Will you output the lines between the ones holding "Rebuild this chart" and "const yTicks = [0, 50, 100, 150, 200, 250];", inclusive, exactly as they stand, and only those lines, with the pictures left out?

ENTRIES |

☆ ☆ ☆ ☆ ☆

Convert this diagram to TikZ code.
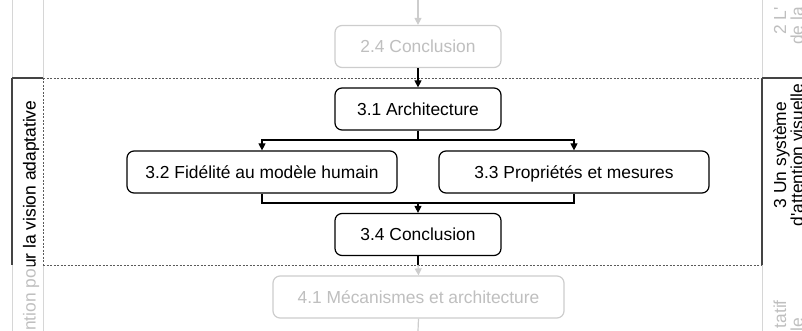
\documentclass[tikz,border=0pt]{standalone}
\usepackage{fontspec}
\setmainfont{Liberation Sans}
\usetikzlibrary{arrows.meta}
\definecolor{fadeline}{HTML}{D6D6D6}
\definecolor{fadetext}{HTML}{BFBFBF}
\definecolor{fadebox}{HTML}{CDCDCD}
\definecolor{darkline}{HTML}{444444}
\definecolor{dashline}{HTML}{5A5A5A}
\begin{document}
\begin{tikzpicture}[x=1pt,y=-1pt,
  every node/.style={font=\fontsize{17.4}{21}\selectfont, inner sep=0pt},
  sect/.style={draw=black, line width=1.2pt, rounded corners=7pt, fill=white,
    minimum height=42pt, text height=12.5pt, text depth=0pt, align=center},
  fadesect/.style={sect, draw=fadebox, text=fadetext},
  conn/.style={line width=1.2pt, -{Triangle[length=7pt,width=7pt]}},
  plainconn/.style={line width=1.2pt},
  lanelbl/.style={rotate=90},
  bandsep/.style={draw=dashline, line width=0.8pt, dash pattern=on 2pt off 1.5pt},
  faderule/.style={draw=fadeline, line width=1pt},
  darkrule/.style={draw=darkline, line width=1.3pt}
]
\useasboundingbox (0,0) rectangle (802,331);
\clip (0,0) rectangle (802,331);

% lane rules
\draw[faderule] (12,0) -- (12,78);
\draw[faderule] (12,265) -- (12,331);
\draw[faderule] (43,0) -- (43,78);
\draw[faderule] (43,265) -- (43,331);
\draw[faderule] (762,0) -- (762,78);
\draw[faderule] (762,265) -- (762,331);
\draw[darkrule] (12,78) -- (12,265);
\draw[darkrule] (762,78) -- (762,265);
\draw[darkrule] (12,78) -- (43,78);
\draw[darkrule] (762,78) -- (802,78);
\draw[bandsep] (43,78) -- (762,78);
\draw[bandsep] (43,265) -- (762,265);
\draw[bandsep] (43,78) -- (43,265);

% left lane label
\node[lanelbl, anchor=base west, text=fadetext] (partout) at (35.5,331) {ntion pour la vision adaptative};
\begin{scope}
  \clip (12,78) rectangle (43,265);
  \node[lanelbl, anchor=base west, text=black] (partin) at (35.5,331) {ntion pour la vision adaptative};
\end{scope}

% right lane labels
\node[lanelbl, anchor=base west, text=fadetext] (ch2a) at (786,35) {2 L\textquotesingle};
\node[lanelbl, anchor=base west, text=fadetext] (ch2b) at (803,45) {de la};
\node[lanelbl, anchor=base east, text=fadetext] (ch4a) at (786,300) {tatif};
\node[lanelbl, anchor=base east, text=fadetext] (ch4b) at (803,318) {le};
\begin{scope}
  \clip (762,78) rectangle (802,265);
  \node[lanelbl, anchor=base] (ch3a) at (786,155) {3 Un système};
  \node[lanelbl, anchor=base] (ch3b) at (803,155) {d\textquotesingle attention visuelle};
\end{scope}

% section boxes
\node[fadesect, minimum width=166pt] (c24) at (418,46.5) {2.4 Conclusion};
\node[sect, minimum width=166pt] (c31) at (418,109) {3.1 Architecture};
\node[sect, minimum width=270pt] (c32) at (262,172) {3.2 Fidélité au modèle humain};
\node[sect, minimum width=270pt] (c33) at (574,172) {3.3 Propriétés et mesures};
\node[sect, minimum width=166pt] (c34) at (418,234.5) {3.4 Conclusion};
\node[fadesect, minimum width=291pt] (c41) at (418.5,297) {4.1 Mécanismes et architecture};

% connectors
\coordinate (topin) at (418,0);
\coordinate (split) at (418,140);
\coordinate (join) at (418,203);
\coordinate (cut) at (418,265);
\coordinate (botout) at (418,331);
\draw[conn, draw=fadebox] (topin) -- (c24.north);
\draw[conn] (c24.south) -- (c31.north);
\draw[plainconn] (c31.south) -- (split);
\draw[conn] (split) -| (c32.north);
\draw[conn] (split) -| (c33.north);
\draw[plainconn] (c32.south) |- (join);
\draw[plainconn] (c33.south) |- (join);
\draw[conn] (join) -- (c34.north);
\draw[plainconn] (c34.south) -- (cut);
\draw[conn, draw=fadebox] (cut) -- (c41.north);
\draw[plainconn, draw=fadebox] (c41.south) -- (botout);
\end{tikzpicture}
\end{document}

☆ ☆ ☆ ☆ ☆

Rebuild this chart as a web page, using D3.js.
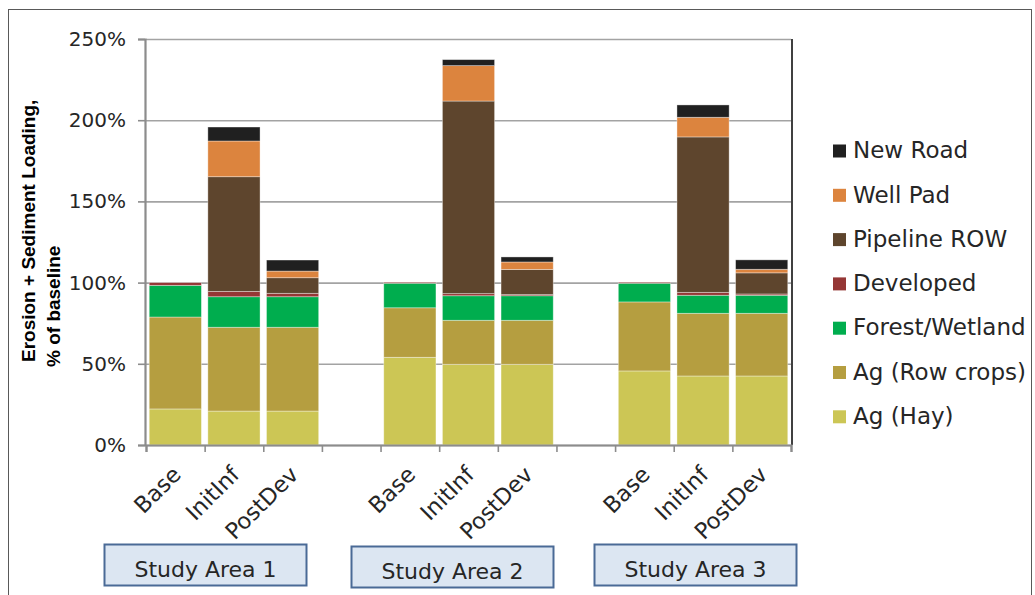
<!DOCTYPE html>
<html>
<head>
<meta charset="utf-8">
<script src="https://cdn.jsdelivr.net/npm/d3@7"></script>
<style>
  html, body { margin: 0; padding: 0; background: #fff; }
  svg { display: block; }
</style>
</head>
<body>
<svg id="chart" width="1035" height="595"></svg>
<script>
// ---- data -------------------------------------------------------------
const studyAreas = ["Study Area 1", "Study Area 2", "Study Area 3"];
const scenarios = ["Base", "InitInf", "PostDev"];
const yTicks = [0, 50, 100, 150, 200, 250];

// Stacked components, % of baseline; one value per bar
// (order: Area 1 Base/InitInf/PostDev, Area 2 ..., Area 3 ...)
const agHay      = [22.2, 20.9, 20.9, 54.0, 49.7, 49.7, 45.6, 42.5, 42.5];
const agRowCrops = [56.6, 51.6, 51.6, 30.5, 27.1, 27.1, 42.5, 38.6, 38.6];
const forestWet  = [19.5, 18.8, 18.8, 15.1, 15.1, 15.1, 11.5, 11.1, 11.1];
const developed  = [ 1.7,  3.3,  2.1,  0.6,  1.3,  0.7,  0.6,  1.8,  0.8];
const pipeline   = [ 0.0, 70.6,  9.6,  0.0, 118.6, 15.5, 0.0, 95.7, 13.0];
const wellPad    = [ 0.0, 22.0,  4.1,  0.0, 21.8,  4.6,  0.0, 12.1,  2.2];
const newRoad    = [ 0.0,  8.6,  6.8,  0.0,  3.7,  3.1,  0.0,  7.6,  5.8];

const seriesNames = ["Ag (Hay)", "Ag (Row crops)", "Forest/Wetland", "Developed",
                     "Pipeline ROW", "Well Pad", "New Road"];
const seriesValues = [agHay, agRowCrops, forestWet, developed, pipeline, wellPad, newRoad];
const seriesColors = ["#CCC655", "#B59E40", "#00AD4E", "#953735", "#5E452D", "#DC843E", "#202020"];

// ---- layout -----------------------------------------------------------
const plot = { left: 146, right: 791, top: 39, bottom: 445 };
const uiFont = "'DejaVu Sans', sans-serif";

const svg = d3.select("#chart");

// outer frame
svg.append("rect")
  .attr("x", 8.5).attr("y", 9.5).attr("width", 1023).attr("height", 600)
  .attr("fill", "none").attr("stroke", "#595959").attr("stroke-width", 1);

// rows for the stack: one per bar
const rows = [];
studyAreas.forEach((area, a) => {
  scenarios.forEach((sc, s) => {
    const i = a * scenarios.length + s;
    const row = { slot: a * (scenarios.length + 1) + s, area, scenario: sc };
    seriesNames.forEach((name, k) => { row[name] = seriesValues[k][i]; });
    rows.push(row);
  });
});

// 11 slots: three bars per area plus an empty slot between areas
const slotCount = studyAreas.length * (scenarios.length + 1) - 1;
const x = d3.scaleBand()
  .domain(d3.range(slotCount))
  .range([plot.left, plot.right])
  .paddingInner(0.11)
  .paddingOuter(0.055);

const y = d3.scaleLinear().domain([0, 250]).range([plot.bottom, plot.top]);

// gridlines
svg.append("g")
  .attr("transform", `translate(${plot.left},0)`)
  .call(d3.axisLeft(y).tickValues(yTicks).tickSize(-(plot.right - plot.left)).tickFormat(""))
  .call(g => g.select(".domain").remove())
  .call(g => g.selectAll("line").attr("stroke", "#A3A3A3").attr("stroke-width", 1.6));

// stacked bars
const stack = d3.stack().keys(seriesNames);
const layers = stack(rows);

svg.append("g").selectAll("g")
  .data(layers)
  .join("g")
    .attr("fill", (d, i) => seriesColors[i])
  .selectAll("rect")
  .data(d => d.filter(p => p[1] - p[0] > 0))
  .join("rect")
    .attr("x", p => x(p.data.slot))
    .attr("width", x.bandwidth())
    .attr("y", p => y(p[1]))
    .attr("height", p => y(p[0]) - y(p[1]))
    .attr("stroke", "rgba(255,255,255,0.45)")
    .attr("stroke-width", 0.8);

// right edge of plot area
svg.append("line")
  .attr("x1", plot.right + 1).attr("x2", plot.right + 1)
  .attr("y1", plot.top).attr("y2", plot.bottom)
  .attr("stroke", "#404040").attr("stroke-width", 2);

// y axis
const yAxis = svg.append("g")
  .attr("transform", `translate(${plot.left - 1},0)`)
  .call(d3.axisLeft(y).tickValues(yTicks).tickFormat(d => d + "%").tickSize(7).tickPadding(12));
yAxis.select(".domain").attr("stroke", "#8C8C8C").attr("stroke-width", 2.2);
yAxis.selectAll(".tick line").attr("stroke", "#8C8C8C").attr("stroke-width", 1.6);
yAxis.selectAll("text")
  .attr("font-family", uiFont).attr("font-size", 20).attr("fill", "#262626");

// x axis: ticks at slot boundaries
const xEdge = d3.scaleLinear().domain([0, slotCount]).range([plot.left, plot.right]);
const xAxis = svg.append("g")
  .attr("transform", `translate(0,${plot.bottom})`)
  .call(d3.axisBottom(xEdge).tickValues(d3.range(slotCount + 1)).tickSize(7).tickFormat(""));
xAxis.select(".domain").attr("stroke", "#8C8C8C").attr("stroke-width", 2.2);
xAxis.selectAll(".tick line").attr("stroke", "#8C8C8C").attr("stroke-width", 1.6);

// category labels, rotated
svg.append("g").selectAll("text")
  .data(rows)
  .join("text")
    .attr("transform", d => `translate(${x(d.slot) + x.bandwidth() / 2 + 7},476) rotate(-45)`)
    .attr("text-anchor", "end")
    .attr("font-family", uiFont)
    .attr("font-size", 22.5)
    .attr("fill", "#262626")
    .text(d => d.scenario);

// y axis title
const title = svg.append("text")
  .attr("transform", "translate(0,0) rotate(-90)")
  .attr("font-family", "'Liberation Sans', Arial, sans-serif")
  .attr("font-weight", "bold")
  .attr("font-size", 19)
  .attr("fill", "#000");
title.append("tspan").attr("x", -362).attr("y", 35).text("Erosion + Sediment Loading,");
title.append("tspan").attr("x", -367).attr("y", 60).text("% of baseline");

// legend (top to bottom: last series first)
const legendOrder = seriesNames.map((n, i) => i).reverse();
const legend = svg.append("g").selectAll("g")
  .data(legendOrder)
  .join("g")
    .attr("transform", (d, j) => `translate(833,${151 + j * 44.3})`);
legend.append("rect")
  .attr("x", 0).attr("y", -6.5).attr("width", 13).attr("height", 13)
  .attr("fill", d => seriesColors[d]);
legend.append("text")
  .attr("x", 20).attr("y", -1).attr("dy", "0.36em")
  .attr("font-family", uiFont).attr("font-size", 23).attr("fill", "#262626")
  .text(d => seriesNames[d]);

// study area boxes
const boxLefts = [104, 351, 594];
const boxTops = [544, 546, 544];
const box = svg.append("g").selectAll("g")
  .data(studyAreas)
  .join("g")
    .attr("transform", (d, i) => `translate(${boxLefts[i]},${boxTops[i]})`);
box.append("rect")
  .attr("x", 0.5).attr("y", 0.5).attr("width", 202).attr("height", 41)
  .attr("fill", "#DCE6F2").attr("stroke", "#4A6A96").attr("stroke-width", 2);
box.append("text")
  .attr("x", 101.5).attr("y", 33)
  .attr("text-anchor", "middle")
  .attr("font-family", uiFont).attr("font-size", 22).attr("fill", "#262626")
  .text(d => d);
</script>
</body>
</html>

☆ ☆ ☆ ☆ ☆

ANSWER FOR THE TASK |
Rebuild this chart as a web page, using D3.js.
<!DOCTYPE html>
<html>
<head>
<meta charset="utf-8">
<script src="https://cdn.jsdelivr.net/npm/d3@7"></script>
<style>
  html, body { margin: 0; padding: 0; background: #fff; }
  svg { display: block; }
</style>
</head>
<body>
<svg id="chart" width="1035" height="595"></svg>
<script>
// ---- data -------------------------------------------------------------
const studyAreas = ["Study Area 1", "Study Area 2", "Study Area 3"];
const scenarios = ["Base", "InitInf", "PostDev"];
const yTicks = [0, 50, 100, 150, 200, 250];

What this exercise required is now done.